“Certainly. But I shall ask leave to wait for you outside the gate, sir, on account of the League of course.——You may laugh at its verdict, not I.”
Ten minutes later, I was at Mr. Kennedy’s gate. A little country house rather decayed, in the middle of grounds which no gardener has seen for at least two years. Nobody in sight. I try the bell-rope. It remains in my hand. I am then reduced to an energetic tattoo on the plate which shuts the lower part of the gate.
Attracted by the unusual noise, a tall white-haired man makes his appearance at an upper window. Surprised at first, and even somewhat alarmed, he listens to my request, is reassured, and even comes to unbar the door. As I had hoped, he is not sorry to unloose his tongue a little, and with the best grace possible tells me the whole affair.

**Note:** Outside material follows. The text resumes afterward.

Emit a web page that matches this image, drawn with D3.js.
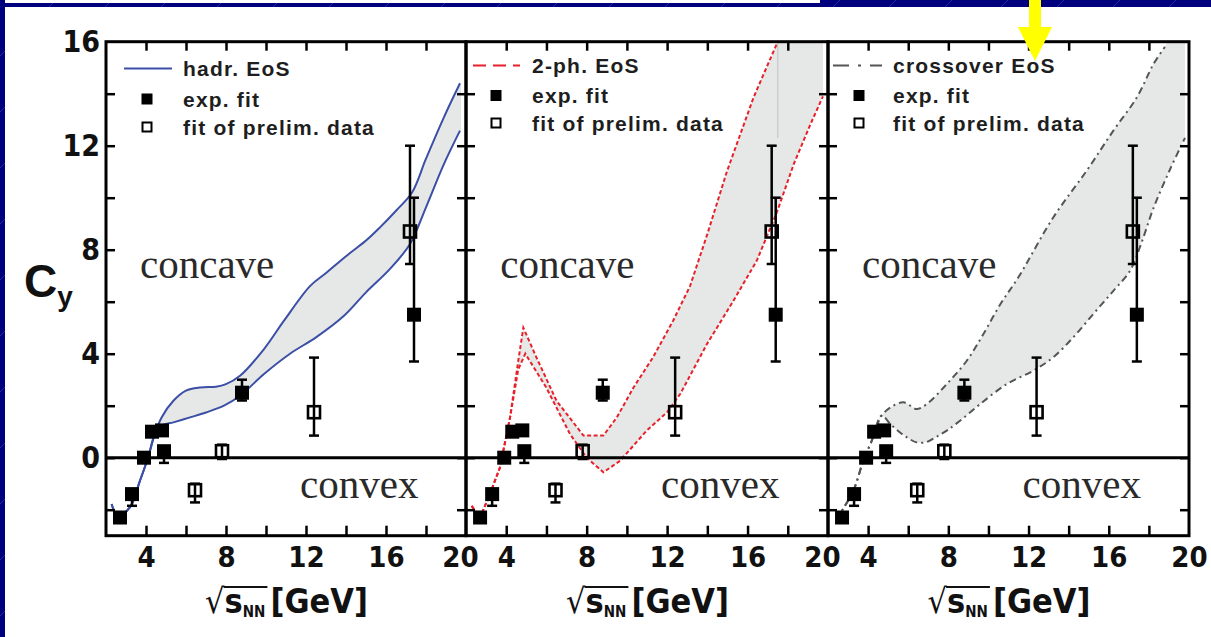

“Yes, I am boycotted for having, single among all his tenants, paid to my landlord the entire rent of those meadows you see yonder. How do I take my situation? Well, as a philosopher. At the beginning, I thought it inconvenient to be deprived of new bread, to do without meat, and worse still, to be left without servants. But I have learnt by degrees to accommodate myself to my new condition. I have made provisions for a siege. I have found a few servants, strangers to the district, and made my arrangements to send my butter to Cork by rail. On the whole, there is not much to complain of. I should, of course, prefer things to follow their usual course. It is tedious at times to find oneself out of the pale of humanity. But you end by discovering that solitude has its advantages. You develop accomplishments up to that time latent in you. For instance, I shoe my horses myself; I have learnt to set a window pane, to sweep a chimney. My daughters have improved in cooking. We eat a great many chickens; now and then we kill a sheep; when we want butcher-meat, we must send rather far for it. The same for beer, wine, and many other commodities. It is inconvenient—no more.”
At Listowel; a market day. Great animation on the market-place; tongues are busy; whisky seems to be flowing freely at every tap-room and tavern. But not much business is done, as far as I can judge. My guide calls my attention to two interesting phenomena that I should not, perhaps, have noticed otherwise.
The first is a man in breeches, with bare calves, a shillelagh under his arm, who seems to be a farmer in a small way. He approaches a wheel-barrow filled with big hob-nailed shoes, which a woman is dragging, and falls to examining them, evidently intent on buying a pair. Almost at the same moment, a boy of fifteen or sixteen comes to the other side of the woman and whispers something in her ear. She nods. At once the customer, turning very red in the face, lets go the pair of shoes and turns away. MacMahon says the man is a newly boycotted man and the boy an agent of the League, whose function consists in reporting the interdict to those who have not heard of it as yet.
The other phenomenon is more remarkable. It is a stout gentleman in a shooting-jacket, carrying a double-barrelled gun of the latest model, and followed by a constable who also carries his regulation gun. The stout gentleman stops before a door where a smart outside car with a servant in livery is waiting for him. He takes his seat; the constable jumps on after him. Is the stout gentleman under a writ of habeas corpus, I wonder, and is he going to be taken into the county jail? Not a bit of it. He is simply a landowner under threat of death, who has thought fit to indulge in a body-guard. He and the constable are henceforth inseparable.
A large tract of uncultivated land. It was farmed at £60 a year. The farmer was a sporting man, fond of races and the like. To simplify his work he had the whole property converted into pasture. But his expensive mode of living obliged him now and then to sell a few head of cattle. The hour came when he had not one calf left, and he found himself utterly incapable of paying his rent. He was evicted. Sure not to find another tenant, on account of the law laid down by the League that every evicted farm should be left unoccupied, the landlord had recourse to the only sort of métayage known in Ireland. (Métayage, it should be explained, is the kind of farming used in most French provinces, where the owner of the land enters into yearly partnership with his tenant, and advances the necessary capital in the shape of manure, seed, beasts of burden, and machinery, on the understanding that the crops be shared equally between himself and the tenant.) To return to my Kerry landlord: he set up on his meadows a caretaker, with a salary of twenty-five shillings a week and forty cows to keep. At the end of the first month the tails of ten cows had been chopped off, while two of them had died from suspicious inflammation of the bowels. It became necessary to put the cows, and the caretaker as well, under the protection of a detachment of police. Cost: two pounds a week for each constable. Nett loss at the end of the half-year: £60. The landlord wisely judged that it would be much better to send his cows to the slaughter-house, to pay off caretaker and police, and to forget that he ever was a landowner.